Yes, step (1) and (3) are the same. This simple cycle continues.
HOW DO I RUN IT, CONTINUED.
When the device is powered up and the Software is run with the appropriate command ,the PWR and the +5V power monitor LED's should be on, and the VPP and VDD LED's off. During the initial 'RUN' of the program, the green LED will switch on for a short time.
Before inserting an 84, you can do a few tests.
Try the Nigel program. Even without the VPP voltage connected, the program should test your board and report the printer port to be used in the top right hand corner of the screen. This should say 278, 378 or 3BC. This is the hex value of the printer port detected.
The command line for this is: PICPROG (the file name varies with Versions, and windows will be different of course)
You should have the Program/Run switch in the correct position. This socket could be the ZIF (or Machine pin) socket on board the programmer, a socket on a SimmSocketTM, or suitable Target board.

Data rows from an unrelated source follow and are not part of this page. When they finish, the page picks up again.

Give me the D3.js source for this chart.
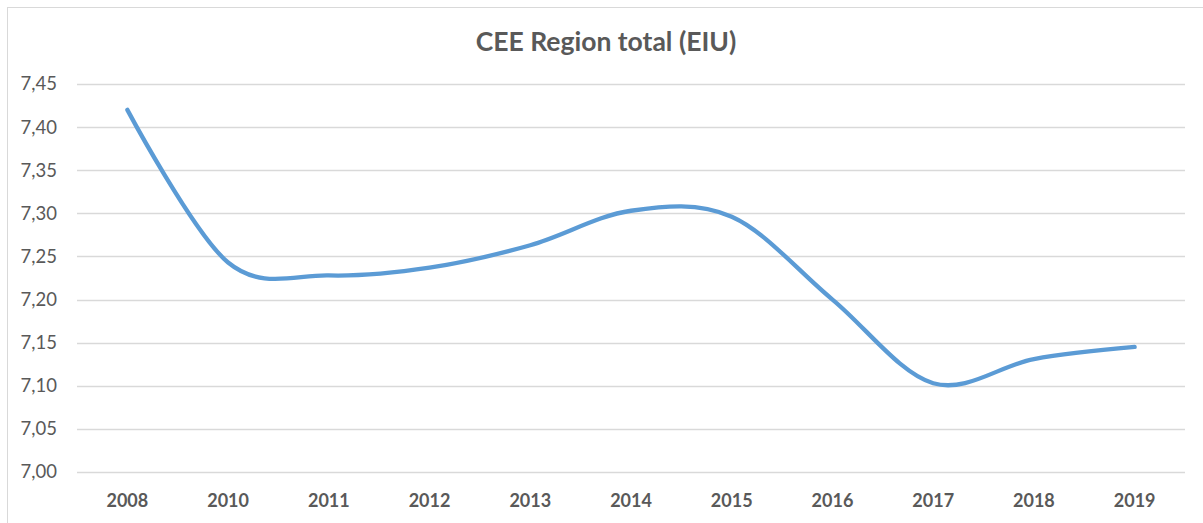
<!DOCTYPE html>
<html>
<head>
<meta charset="utf-8">
<script src="https://cdn.jsdelivr.net/npm/d3@7"></script>
<style>
  html, body { margin: 0; padding: 0; background: #fff; }
  svg { display: block; }
</style>
</head>
<body>
<svg id="chart" width="1203" height="523"></svg>
<script>
const title = "CEE Region total (EIU)";
const categories = ["2008", "2010", "2011", "2012", "2013", "2014", "2015", "2016", "2017", "2018", "2019"];
const values = [7.42, 7.243, 7.228, 7.237, 7.263, 7.303, 7.296, 7.20, 7.103, 7.131, 7.145];
const yTicks = [7.00, 7.05, 7.10, 7.15, 7.20, 7.25, 7.30, 7.35, 7.40, 7.45];

const svg = d3.select("#chart");
const W = 1203, H = 523;
const plot = { left: 77, right: 1185, top: 84, bottom: 472 };
const textColor = "#595959";
const font = "Lato, 'Open Sans', sans-serif";

// chart border
svg.append("rect")
  .attr("x", 7.5).attr("y", 7.5)
  .attr("width", W).attr("height", H)
  .attr("fill", "#fff")
  .attr("stroke", "#d9d9d9").attr("stroke-width", 1);

const x = d3.scaleBand().domain(categories).range([plot.left, plot.right]).padding(0);
const y = d3.scaleLinear().domain([7.00, 7.45]).range([plot.bottom, plot.top]);

// gridlines
svg.append("g").selectAll("line").data(yTicks).join("line")
  .attr("x1", plot.left).attr("x2", plot.right)
  .attr("y1", d => Math.round(y(d)) + 0.5).attr("y2", d => Math.round(y(d)) + 0.5)
  .attr("stroke", "#d9d9d9").attr("stroke-width", 1.3);

// y axis labels
const fmt = d => d3.format(".2f")(d).replace(".", ",");
const yAxis = d3.axisLeft(y).tickValues(yTicks).tickFormat(fmt).tickSize(0).tickPadding(0);
const gy = svg.append("g").attr("transform", `translate(57,0)`).call(yAxis);
gy.select(".domain").remove();
gy.selectAll("text")
  .attr("fill", textColor)
  .style("font-family", font)
  .style("font-size", "18.5px");

// x axis labels
const xAxis = d3.axisBottom(x).tickSize(0).tickPadding(0);
const gx = svg.append("g").attr("transform", `translate(0,${plot.bottom})`).call(xAxis);
gx.select(".domain").remove();
gx.selectAll("text")
  .attr("dy", null)
  .attr("y", 35)
  .attr("fill", textColor)
  .style("font-family", font)
  .style("font-weight", "bold")
  .style("font-size", "18px");

// line
const line = d3.line()
  .x((d, i) => x(categories[i]) + x.bandwidth() / 2)
  .y(d => y(d))
  .curve(d3.curveCatmullRom.alpha(0));

svg.append("path")
  .datum(values)
  .attr("d", line)
  .attr("fill", "none")
  .attr("stroke", "#5b9bd5")
  .attr("stroke-width", 4.3)
  .attr("stroke-linecap", "round")
  .attr("stroke-linejoin", "round");

// title
svg.append("text")
  .attr("x", 606).attr("y", 51)
  .attr("text-anchor", "middle")
  .attr("fill", textColor)
  .style("font-family", font)
  .style("font-weight", "bold")
  .style("font-size", "26.5px")
  .text(title);
</script>
</body>
</html>
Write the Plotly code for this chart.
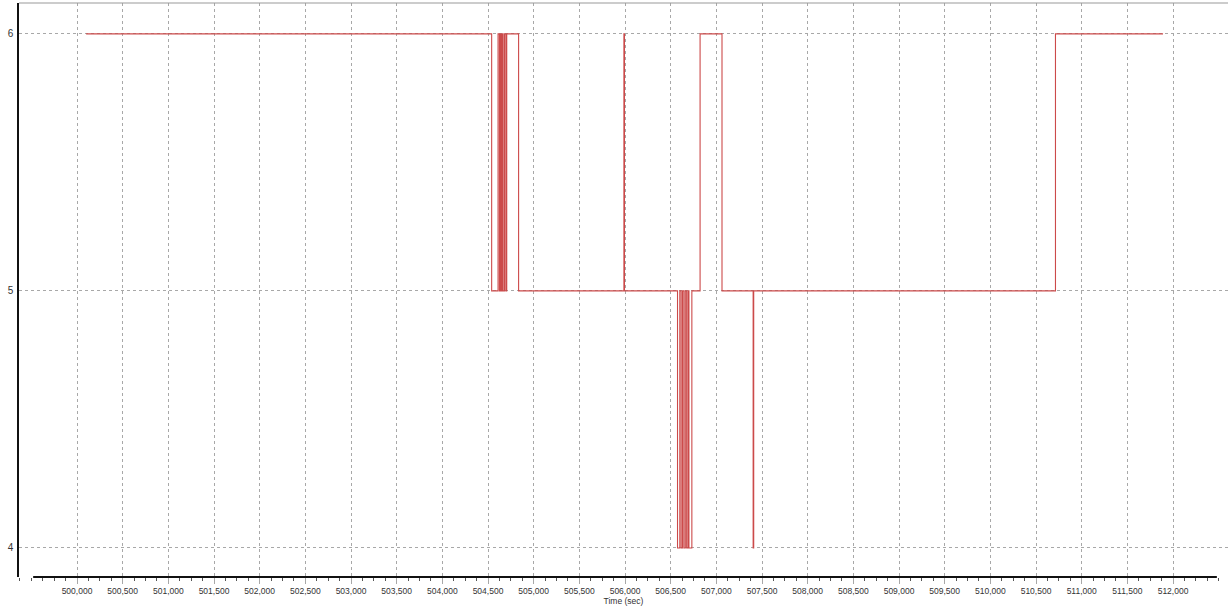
import plotly.graph_objects as go

# Step data: time (sec) at which each value starts
times = [500100, 504540, 504610, 504625, 504635, 504645, 504655, 504665, 504680,
         504695, 504705, 504835, 505988, 505994, 506575, 506600, 506615, 506630,
         506645, 506660, 506675, 506690, 506700, 506732, 506822, 507062, 507403,
         507409, 510713, 511891]
values = [6, 5, 6, 5, 6, 5, 6, 5, 6,
          5, 6, 5, 6, 5, 4, 5, 4, 5,
          4, 5, 4, 5, 4, 5, 6, 5, 4,
          5, 6, 6]

x_ticks = list(range(500000, 512001, 500))
x_range = [499365, 512602]
y_range = [3.887, 6.12]
y_ticks = [4, 5, 6]
x_title = "Time (sec)"

fig = go.Figure()
fig.add_trace(go.Scatter(
    x=times, y=values, mode="lines", line_shape="hv",
    line=dict(color="#cc4a4a", width=1.1), showlegend=False,
))

fig.update_layout(
    width=1228, height=611,
    margin=dict(l=19, r=0, t=3, b=34),
    plot_bgcolor="white", paper_bgcolor="white",
    font=dict(family="Liberation Sans, Arial, sans-serif", size=9, color="#333333"),
    xaxis=dict(
        range=x_range, tickvals=x_ticks, tickformat=",d", automargin=False,
        showgrid=True, gridcolor="#a8a8a8", griddash="dot", gridwidth=1,
        zeroline=False, showline=False,
        ticks="outside", ticklen=6, tickcolor="#a8a8a8", tickwidth=1,
        minor=dict(dtick=125, tick0=500000, ticks="outside", ticklen=3,
                   tickcolor="#555555", showgrid=False),
        title=dict(text=x_title, font=dict(size=8.5, color="#333333"), standoff=0),
        tickfont=dict(size=8.5, color="#333333"),
    ),
    yaxis=dict(
        range=y_range, tickvals=y_ticks, automargin=False,
        showgrid=True, gridcolor="#a8a8a8", griddash="dot", gridwidth=1,
        zeroline=False, showline=True, linecolor="#111111", linewidth=1.5,
        ticks="", ticklabelstandoff=2, tickfont=dict(size=10, color="#333333"),
    ),
    shapes=[
        dict(type="line", xref="x", yref="paper", x0=499520, x1=512480, y0=0, y1=0,
             line=dict(color="#111111", width=2)),
        dict(type="line", xref="paper", yref="paper", x0=0, x1=1, y0=1, y1=1,
             line=dict(color="#999999", width=1)),
    ],
)

fig.write_html("out.html",
               config={"displayModeBar": False},
               post_script="document.body.style.margin='0px';document.body.style.overflow='hidden';")
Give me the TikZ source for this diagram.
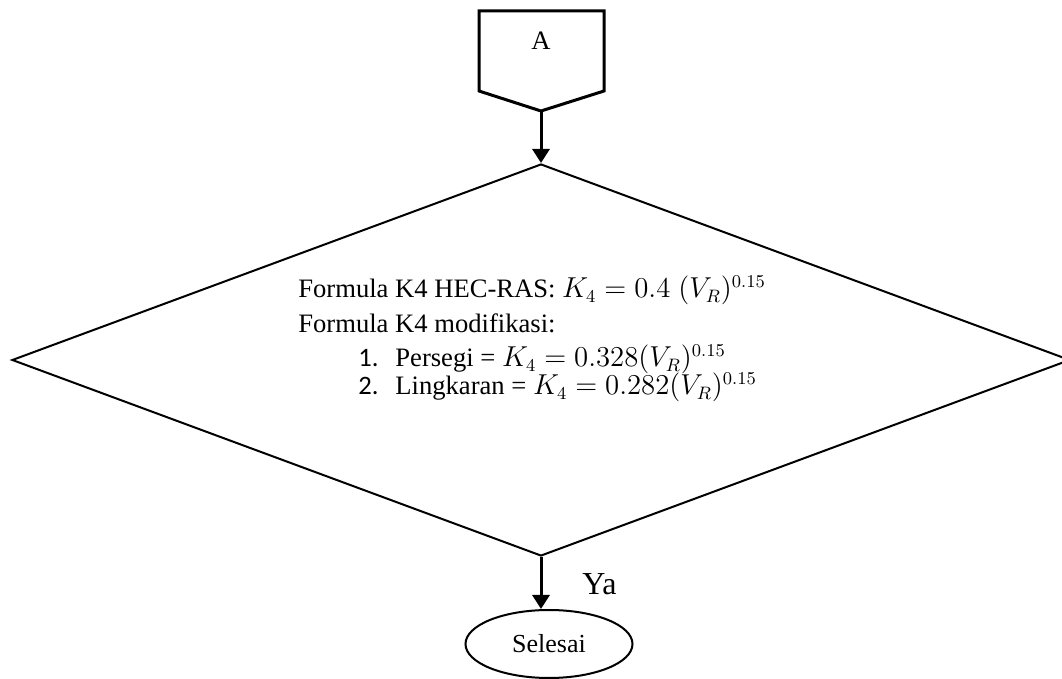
\documentclass[tikz,border=0pt]{standalone}
\usepackage{fontspec}
\setmainfont{Liberation Serif}
\newfontfamily\numfont{Carlito}
\usetikzlibrary{shapes.geometric,arrows.meta}

\begin{document}
\begin{tikzpicture}[
    x=0.5pt, y=-0.5pt,
    connector/.style={draw, line width=1.5pt, line join=miter},
    decision/.style={diamond, draw, line width=1pt, minimum width=529pt, minimum height=196pt, inner sep=0pt},
    terminal/.style={ellipse, draw, line width=1pt, minimum width=83.5pt, minimum height=34pt, inner sep=0pt, font=\fontsize{13}{15}\selectfont},
    flow/.style={-{Triangle[length=7pt,width=8.5pt]}, line width=1.5pt},
    textline/.style={anchor=base west, inner sep=0pt},
    every node/.style={font=\fontsize{13.3}{16}\selectfont}
  ]

  \useasboundingbox (0,0) rectangle (1062,679);

  % Off-page connector
  \draw[connector] (479,11) -- (604,11) -- (604,91) -- (541,111) -- (479,91) -- cycle;
  \coordinate (A-tip) at (541,111);
  \node (A) at (541,41) {A};

  % Decision
  \node[decision] (D) at (541,360) {};

  \node[textline] (L-1) at (298,298) {Formula K4 HEC-RAS: $K_4 = 0.4\;(V_R)^{0.15}$};
  \node[textline] (L-2) at (298,333) {Formula K4 modifikasi:};
  \node[textline] (N-1) at (358,367) {\numfont 1.};
  \node[textline] (M-1) at (395,367) {Persegi = $K_4 = 0.328(V_R)^{0.15}$};
  \node[textline] (N-2) at (358,395) {\numfont 2.};
  \node[textline] (M-2) at (395,395) {Lingkaran = $K_4 = 0.282(V_R)^{0.15}$};

  % End
  \node[terminal] (S) at (549,644) {Selesai};
  \node[textline, font=\fontsize{16}{19}\selectfont] (Y) at (582,595) {Ya};

  % Connections
  \draw[flow] (A-tip) -- (D.north);
  \draw[flow] (D.south) -- (D.south |- S.north);

\end{tikzpicture}
\end{document}
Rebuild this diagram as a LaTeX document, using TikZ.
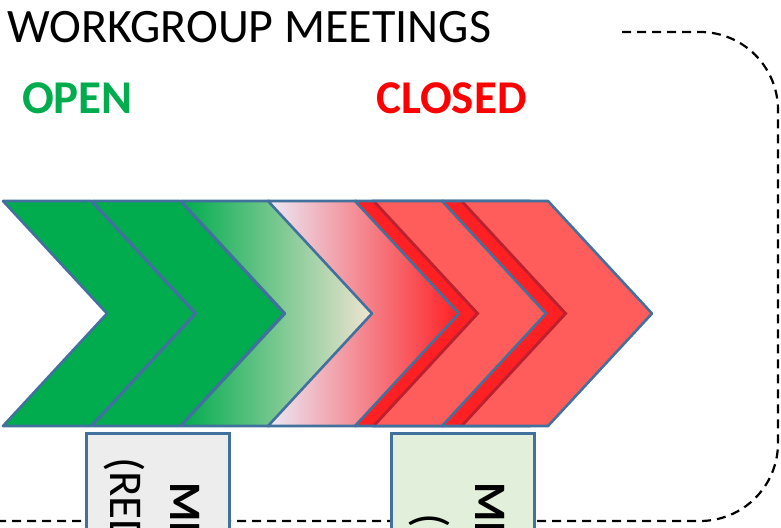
\documentclass[tikz,border=0pt]{standalone}
\usepackage{fontspec}
\setmainfont{Carlito}
\usetikzlibrary{positioning}

\definecolor{chevblue}{RGB}{65,113,156}
\definecolor{opengreen}{RGB}{0,172,78}
\definecolor{closedred}{RGB}{255,0,0}
\definecolor{salmon}{RGB}{255,92,92}
\definecolor{brightred}{RGB}{255,32,36}
\definecolor{shadowred}{RGB}{190,32,45}

% one arrow of the band, x0 = left corner
\newcommand{\chevpath}[1]{(#1,201) -- ++(88,0) -- ++(104,112.5) -- ++(-104,112.5) -- ++(-88,0) -- ++(104,-112.5) -- cycle}
\newcommand{\chevrim}[1]{(#1,201) -- ++(88,0) -- ++(104,112.5) -- ++(-104,112.5) -- ++(-88,0)}
\newcommand{\chevnotch}[1]{(#1,201) -- ++(104,112.5) -- ++(-104,112.5)}

\begin{document}
\begin{tikzpicture}[x=1pt,y=-1pt,
    chev/.style={draw=chevblue,line width=2.6pt,line join=round},
    frame/.style={dash pattern=on 9pt off 6pt,line width=2.2pt},
    box/.style={draw=chevblue,line width=2.6pt,anchor=north west,inner sep=0pt,
      minimum width=143pt,minimum height=170pt},
    title/.style={font=\fontsize{48}{57}\selectfont,anchor=base west,inner sep=0pt},
    state/.style={font=\fontsize{47}{56}\selectfont\bfseries,anchor=base west,inner sep=0pt},
    vtop/.style={rotate=-90,anchor=base west,inner sep=0pt,font=\fontsize{45}{54}\selectfont\bfseries},
    vsub/.style={rotate=-90,anchor=base west,inner sep=0pt,font=\fontsize{47}{56}\selectfont}]
  \definecolor{beige}{RGB}{241,228,210}
  \definecolor{palegreen}{RGB}{178,204,160}
  \definecolor{lavender}{RGB}{234,234,247}
  \definecolor{pinkmid}{RGB}{238,190,198}
  \definecolor{boxgray}{RGB}{237,237,237}
  \definecolor{boxgreen}{RGB}{226,239,218}

  \path[use as bounding box] (0,0) rectangle (781,527);
  \clip (0,0) rectangle (781,527);

  % headings
  \node[title] (heading) at (7,42) {WORKGROUP MEETINGS};
  \node[state,text=opengreen] (open) at (22,113) {OPEN};
  \node[state,text=closedred] (closed) at (376,113) {CLOSED};

  % dashed frame
  \draw[frame,rounded corners=78pt] (622,32) -| (778,521) -- (-10,521);

  % band of arrows
  \fill[opengreen,chev] \chevpath{3};
  \fill[opengreen,chev] \chevpath{92};
  \shade[chev,left color=opengreen,middle color=palegreen,right color=beige] \chevpath{181};
  \shade[chev,left color=lavender,middle color=pinkmid,right color=brightred] \chevpath{268};
  \fill[brightred,chev] \chevpath{355};
  \fill[salmon] \chevpath{372};
  \draw[shadowred,line width=3pt] \chevnotch{373.5};
  \draw[chev] \chevrim{372};
  \fill[brightred,chev] \chevpath{442};
  \fill[salmon] \chevpath{460};
  \draw[shadowred,line width=3pt] \chevnotch{461.5};
  \draw[chev] \chevrim{460};

  % boxes under the band
  \node[box,fill=boxgray] (redbox) at (85,432) {};
  \node[vtop] (redtop) at (170,482) {MI};
  \node[vsub] (redsub) at (110,457) {(RED};
  \node[box,fill=boxgreen] (greenbox) at (390,432) {};
  \node[vtop] (greentop) at (475,482) {MI};
  \node[vsub] (greensub) at (415,513) {(};
\end{tikzpicture}
\end{document}
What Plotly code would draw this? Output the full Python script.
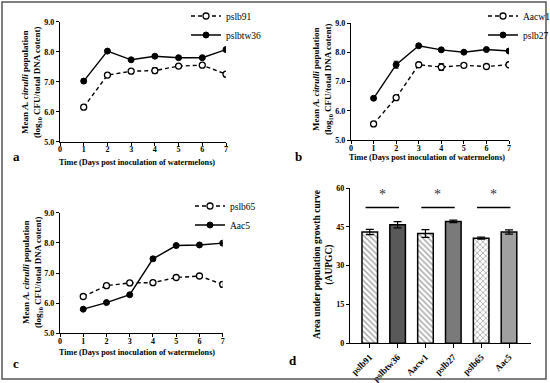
import plotly.graph_objects as go

# ---------------- data ----------------
days = [1, 2, 3, 4, 5, 6, 7]

a_pslb91 = [6.15, 7.22, 7.35, 7.37, 7.52, 7.55, 7.25]
a_pslb91_err = [0.03, 0.04, 0.03, 0.10, 0.03, 0.03, 0.04]
a_pslbtw36 = [7.02, 8.02, 7.73, 7.85, 7.80, 7.80, 8.07]
a_pslbtw36_err = [0.07, 0.02, 0.03, 0.03, 0.02, 0.02, 0.02]

b_aacw1 = [5.55, 6.45, 7.58, 7.50, 7.56, 7.52, 7.58]
b_aacw1_err = [0.03, 0.07, 0.03, 0.12, 0.03, 0.03, 0.03]
b_pslb27 = [6.43, 7.58, 8.23, 8.09, 8.01, 8.10, 8.05]
b_pslb27_err = [0.02, 0.12, 0.02, 0.02, 0.02, 0.03, 0.02]

c_pslb65 = [6.22, 6.58, 6.67, 6.68, 6.85, 6.90, 6.62]
c_pslb65_err = [0.03, 0.03, 0.03, 0.03, 0.03, 0.03, 0.08]
c_aac5 = [5.80, 6.02, 6.28, 7.47, 7.91, 7.93, 7.99]
c_aac5_err = [0.02, 0.04, 0.03, 0.06, 0.02, 0.02, 0.02]

strains = ["pslb91", "pslbtw36", "Aacw1", "pslb27", "pslb65", "Aac5"]
aupgc = [43.0, 45.8, 42.4, 47.1, 40.6, 43.0]
aupgc_err = [1.0, 1.2, 1.5, 0.5, 0.4, 0.8]
sig_pairs = [(0, 1), (2, 3), (4, 5)]
sig_level = 52.5

line_ticks = [0, 1, 2, 3, 4, 5, 6, 7]
y_ticks_line = [5.0, 6.0, 7.0, 8.0, 9.0]
y_ticks_bar = [0, 15, 30, 45, 60]

# ---------------- style ----------------
W, H = 550, 383
SERIF = "Liberation Serif"

def px(x):
    return x / W

def py(y):
    return (H - y) / H

fig = go.Figure()

def add_pair(xa, ya, open_name, open_y, open_err, fill_name, fill_y, fill_err, legend):
    fig.add_trace(go.Scatter(
        x=days, y=open_y, name=open_name, mode="lines+markers",
        xaxis=xa, yaxis=ya, legend=legend,
        line=dict(color="black", width=1.4, dash="4px,3px"),
        marker=dict(symbol="circle", size=6, color="white",
                    line=dict(color="black", width=1.3)),
        error_y=dict(type="data", array=open_err, color="black", thickness=1, width=2.5),
    ))
    fig.add_trace(go.Scatter(
        x=days, y=fill_y, name=fill_name, mode="lines+markers",
        xaxis=xa, yaxis=ya, legend=legend,
        line=dict(color="black", width=1.4),
        marker=dict(symbol="circle", size=6, color="black",
                    line=dict(color="black", width=1)),
        error_y=dict(type="data", array=fill_err, color="black", thickness=1, width=2.5),
    ))

add_pair("x", "y", "pslb91", a_pslb91, a_pslb91_err, "pslbtw36", a_pslbtw36, a_pslbtw36_err, "legend")
add_pair("x2", "y2", "Aacw1", b_aacw1, b_aacw1_err, "pslb27", b_pslb27, b_pslb27_err, "legend2")
add_pair("x3", "y3", "pslb65", c_pslb65, c_pslb65_err, "Aac5", c_aac5, c_aac5_err, "legend3")

bar_colors = ["white", "#595959", "white", "#7a7a7a", "white", "#a0a0a0"]
bar_patterns = ["\\", "", "\\", "", "x", ""]
fig.add_trace(go.Bar(
    x=strains, y=aupgc, xaxis="x4", yaxis="y4", showlegend=False,
    width=0.56,
    marker=dict(color=bar_colors, line=dict(color="black", width=1.5),
                pattern=dict(shape=bar_patterns, fgcolor="#8a8a8a", bgcolor="white",
                             size=4, solidity=0.35)),
    error_y=dict(type="data", array=aupgc_err, color="black", thickness=1.2, width=4),
))

tick_font = dict(family=SERIF, size=8, color="black")
common_axis = dict(showline=True, linecolor="black", linewidth=1.3, ticks="outside",
                   ticklen=3, tickwidth=1.2, tickcolor="black", showgrid=False,
                   zeroline=False, tickfont=tick_font)

def xline(dom):
    return dict(domain=dom, range=[0, 7], tickvals=line_ticks, ticklabelstandoff=-3,
                ticktext=[f"<b>{t}</b>" for t in line_ticks], **common_axis)

def yline(dom, anchor):
    return dict(domain=dom, range=[5, 9], tickvals=y_ticks_line,
                ticktext=[f"<b>{t:.1f}</b>" for t in y_ticks_line], anchor=anchor, **common_axis)

fig.update_layout(
    width=W, height=H, margin=dict(l=0, r=0, t=0, b=0, autoexpand=False),
    paper_bgcolor="white", plot_bgcolor="white",
    font=dict(family=SERIF, color="black"),
    xaxis=dict(anchor="y", **xline([px(60), px(226)])),
    yaxis=yline([py(141.7), py(21.7)], "x"),
    xaxis2=dict(anchor="y2", **xline([px(351), px(509)])),
    yaxis2=yline([py(140), py(23.3)], "x2"),
    xaxis3=dict(anchor="y3", **xline([px(60), px(222.7)])),
    yaxis3=yline([py(333.3), py(212.7)], "x3"),
    xaxis4=dict(domain=[px(350), px(531)], anchor="y4", range=[-0.71, 5.79],
                tickangle=-45, tickvals=strains, ticktext=[f"<b>{s}</b>" for s in strains],
                **{**common_axis, "tickfont": dict(family=SERIF, size=9, color="black"),
                   "ticklen": 4}),
    yaxis4=dict(domain=[py(343.3), py(188)], anchor="x4", range=[0, 60],
                tickvals=y_ticks_bar, ticktext=[f"<b>{t}</b>" for t in y_ticks_bar],
                **common_axis),
    bargap=0.3,
)

leg_common = dict(font=dict(family=SERIF, size=9.5, color="black"), bgcolor="rgba(0,0,0,0)",
                  xanchor="left", yanchor="top", tracegroupgap=0, itemwidth=30)
fig.update_layout(
    legend=dict(x=px(186), y=py(1.5), **leg_common),
    legend2=dict(x=px(483), y=py(1.5), **leg_common),
    legend3=dict(x=px(190), y=py(191.5), **leg_common),
)

ann = []
xt = "<b>Time (Days post inoculation of watermelons)</b>"
for x, y in [(136.7, 162), (426.7, 158), (136.7, 352.5)]:
    ann.append(dict(x=px(x), y=py(y), xref="paper", yref="paper", text=xt, showarrow=False,
                    xanchor="center", yanchor="middle",
                    font=dict(family=SERIF, size=8.2, color="black")))
yt = "<b>Mean <i>A. citrulli</i> population<br>(log<sub>10</sub> CFU/total DNA cotent)</b>"
for x, y in [(32, 82), (322, 79), (32, 272)]:
    ann.append(dict(x=px(x), y=py(y), xref="paper", yref="paper", text=yt, showarrow=False,
                    xanchor="center", yanchor="middle",
                    textangle=-90, font=dict(family=SERIF, size=9, color="black")))
ann.append(dict(x=px(323), y=py(265), xref="paper", yref="paper",
                text="<b>Area under population growth curve<br>(AUPGC)</b>", showarrow=False,
                xanchor="center", yanchor="middle",
                textangle=-90, font=dict(family=SERIF, size=9.5, color="black")))
for t, x, y in [("a", 16, 156), ("b", 298, 156), ("c", 16, 363), ("d", 293, 360)]:
    ann.append(dict(x=px(x), y=py(y), xref="paper", yref="paper", text=f"<b>{t}</b>",
                    xanchor="center", yanchor="middle",
                    showarrow=False, font=dict(family=SERIF, size=13, color="black")))

shapes = []
for i0, i1 in sig_pairs:
    shapes.append(dict(type="line", xref="x4", yref="y4", x0=i0 - 0.15, x1=i1 + 0.05,
                       y0=sig_level, y1=sig_level, line=dict(color="black", width=1.5)))
    ann.append(dict(x=(i0 + i1) / 2 - 0.05, y=sig_level + 1.2, xref="x4", yref="y4", text="*",
                    showarrow=False, yanchor="bottom", xanchor="center",
                    font=dict(family=SERIF, size=14, color="#333")))
shapes.append(dict(type="rect", xref="paper", yref="paper", x0=px(2), x1=px(546),
                   y0=py(379), y1=py(2), line=dict(color="#555", width=1.5)))

fig.update_layout(annotations=ann, shapes=shapes)
fig.write_html("out.html", config={"displayModeBar": False},
               post_script="document.body.style.margin='0';document.body.style.overflow='hidden';")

Here is wl84.hex which is a test file provided for a trial burn.
:020000000528D1 :10000A000030650066008500860008308F000030E9 :10001A009100FF3090000314910D11088600900A98 :10002A0010089200920D920D1208850021208F0B64 :10003A001128003086000A2800308D0004308E0016 :10004A00F3308C0000008C0B27288D0B25288E0B93 :04005A00272808004B :00000001FF
The command line for this is: PICPROG WL84.HEX
Put your 84 into the socket and try this command. During the burn phase, the VPP and VDD LED's will turn on, do a little flashing, then turn off when the device is programmed.
The program will tell you if the device has been programmed correctly or not, after verifying the device.
When the device is programmed correctly, set Switch 1 to Run mode. You should be running your program.
The WL84.HEX file is my walking LED program. This is a simple little program that blinks LEDs connected to Port B and Port A bits 2 and 3 of an 84.
Port A produces a binary count, and port B walks a LED from LSB to MSB at 1 second intervals.
You still having problems getting your DT001 to work? Section Isolate!!!!
You can program an 84 chip in a DT101 board in slot 1 with the switch in the correct position, or you can program it in the ZIF socket position on the DT001 board. The switch isn't used if you have the micro in the ZIF socket position.
Now, can you program a PIC16F84 on the dt001 board, that is, with no
simmstick installed?
To do this, you can solder an 18 pin machine pin socket to the dt001 board to
try.
See the hints page for using machine pin
sockets and later conveting to ZIF sockets.
If all of this fails, try another printer port, or another computer system just to make sure of your fault finding. It only takes a blob of solder or a track fault on the boards to stop it all working.